## START STORED RECORDS

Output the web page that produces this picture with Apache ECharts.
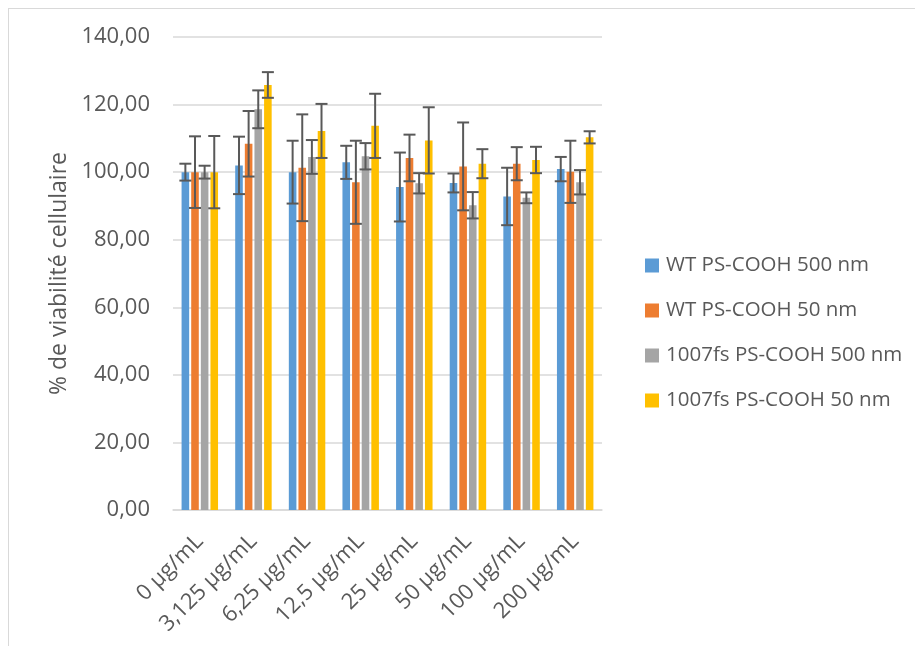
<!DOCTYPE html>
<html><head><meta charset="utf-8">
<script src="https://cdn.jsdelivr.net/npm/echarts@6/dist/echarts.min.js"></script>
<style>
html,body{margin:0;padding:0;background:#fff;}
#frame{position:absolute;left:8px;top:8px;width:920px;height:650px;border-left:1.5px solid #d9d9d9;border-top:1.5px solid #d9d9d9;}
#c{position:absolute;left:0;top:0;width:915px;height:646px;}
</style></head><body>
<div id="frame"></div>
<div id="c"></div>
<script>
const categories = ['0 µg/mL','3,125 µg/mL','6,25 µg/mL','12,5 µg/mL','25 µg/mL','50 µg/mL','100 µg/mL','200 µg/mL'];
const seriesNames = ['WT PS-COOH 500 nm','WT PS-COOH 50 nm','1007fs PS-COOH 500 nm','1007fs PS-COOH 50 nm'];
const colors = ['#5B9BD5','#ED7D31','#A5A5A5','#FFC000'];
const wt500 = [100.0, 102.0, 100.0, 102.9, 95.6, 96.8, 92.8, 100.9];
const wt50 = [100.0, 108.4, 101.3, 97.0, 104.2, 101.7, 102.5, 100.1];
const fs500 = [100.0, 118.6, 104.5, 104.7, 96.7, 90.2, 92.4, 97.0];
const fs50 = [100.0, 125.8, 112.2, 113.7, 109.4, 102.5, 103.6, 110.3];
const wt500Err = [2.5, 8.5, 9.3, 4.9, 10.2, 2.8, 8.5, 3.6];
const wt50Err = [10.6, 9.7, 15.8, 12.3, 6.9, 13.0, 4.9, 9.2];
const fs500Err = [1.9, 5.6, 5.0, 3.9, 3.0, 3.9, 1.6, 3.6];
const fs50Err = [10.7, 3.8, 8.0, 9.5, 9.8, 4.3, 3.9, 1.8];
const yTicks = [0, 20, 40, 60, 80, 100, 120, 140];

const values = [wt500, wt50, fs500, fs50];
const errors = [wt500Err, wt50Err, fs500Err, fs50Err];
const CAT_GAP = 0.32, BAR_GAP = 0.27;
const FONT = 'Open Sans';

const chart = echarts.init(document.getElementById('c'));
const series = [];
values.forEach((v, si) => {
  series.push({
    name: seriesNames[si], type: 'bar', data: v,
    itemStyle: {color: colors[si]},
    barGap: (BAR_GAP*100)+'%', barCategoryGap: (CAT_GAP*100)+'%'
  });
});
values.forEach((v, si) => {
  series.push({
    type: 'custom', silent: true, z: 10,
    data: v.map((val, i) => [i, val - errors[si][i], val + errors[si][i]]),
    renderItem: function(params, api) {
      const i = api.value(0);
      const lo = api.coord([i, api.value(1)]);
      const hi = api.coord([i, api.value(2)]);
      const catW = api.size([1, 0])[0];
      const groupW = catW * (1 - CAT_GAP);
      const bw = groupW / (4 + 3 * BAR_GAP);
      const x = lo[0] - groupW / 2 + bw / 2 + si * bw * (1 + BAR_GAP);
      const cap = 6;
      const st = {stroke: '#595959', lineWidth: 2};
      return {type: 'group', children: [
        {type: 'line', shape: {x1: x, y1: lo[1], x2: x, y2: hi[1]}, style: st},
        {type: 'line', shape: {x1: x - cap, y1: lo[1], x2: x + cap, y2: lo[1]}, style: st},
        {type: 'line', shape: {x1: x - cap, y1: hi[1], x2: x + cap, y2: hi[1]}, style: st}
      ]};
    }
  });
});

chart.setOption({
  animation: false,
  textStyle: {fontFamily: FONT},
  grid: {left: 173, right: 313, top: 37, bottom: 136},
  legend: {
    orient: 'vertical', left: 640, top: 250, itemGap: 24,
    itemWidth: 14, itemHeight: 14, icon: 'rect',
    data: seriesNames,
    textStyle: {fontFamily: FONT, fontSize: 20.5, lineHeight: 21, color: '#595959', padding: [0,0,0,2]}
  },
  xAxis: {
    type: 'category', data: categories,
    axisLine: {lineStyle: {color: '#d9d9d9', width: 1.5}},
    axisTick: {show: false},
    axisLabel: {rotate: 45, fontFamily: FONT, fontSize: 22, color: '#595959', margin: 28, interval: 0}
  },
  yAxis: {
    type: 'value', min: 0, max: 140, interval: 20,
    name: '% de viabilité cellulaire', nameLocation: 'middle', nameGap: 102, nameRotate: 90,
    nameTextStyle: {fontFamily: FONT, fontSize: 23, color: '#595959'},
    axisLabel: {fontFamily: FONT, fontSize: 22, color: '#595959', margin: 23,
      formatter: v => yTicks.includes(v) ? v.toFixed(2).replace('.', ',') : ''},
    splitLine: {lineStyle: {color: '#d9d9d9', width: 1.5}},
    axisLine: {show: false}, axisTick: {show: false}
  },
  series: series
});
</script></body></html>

## END STORED RECORDS
## START STORED RECORDS

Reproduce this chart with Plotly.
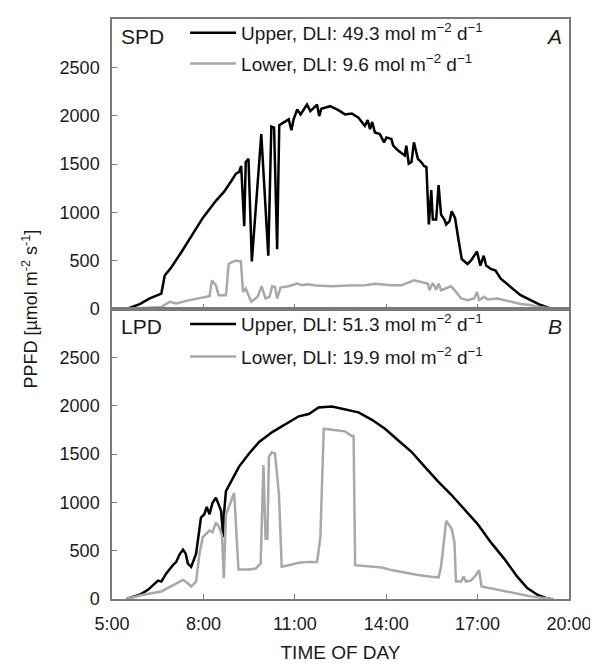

## END STORED RECORDS

▸ TASK DETAILS
Each line in the data that holds the string "with" should be found and copied.

▸ RESULT BELOW
Output the web page that produces this picture with Apache ECharts.
Reproduce this chart with Plotly.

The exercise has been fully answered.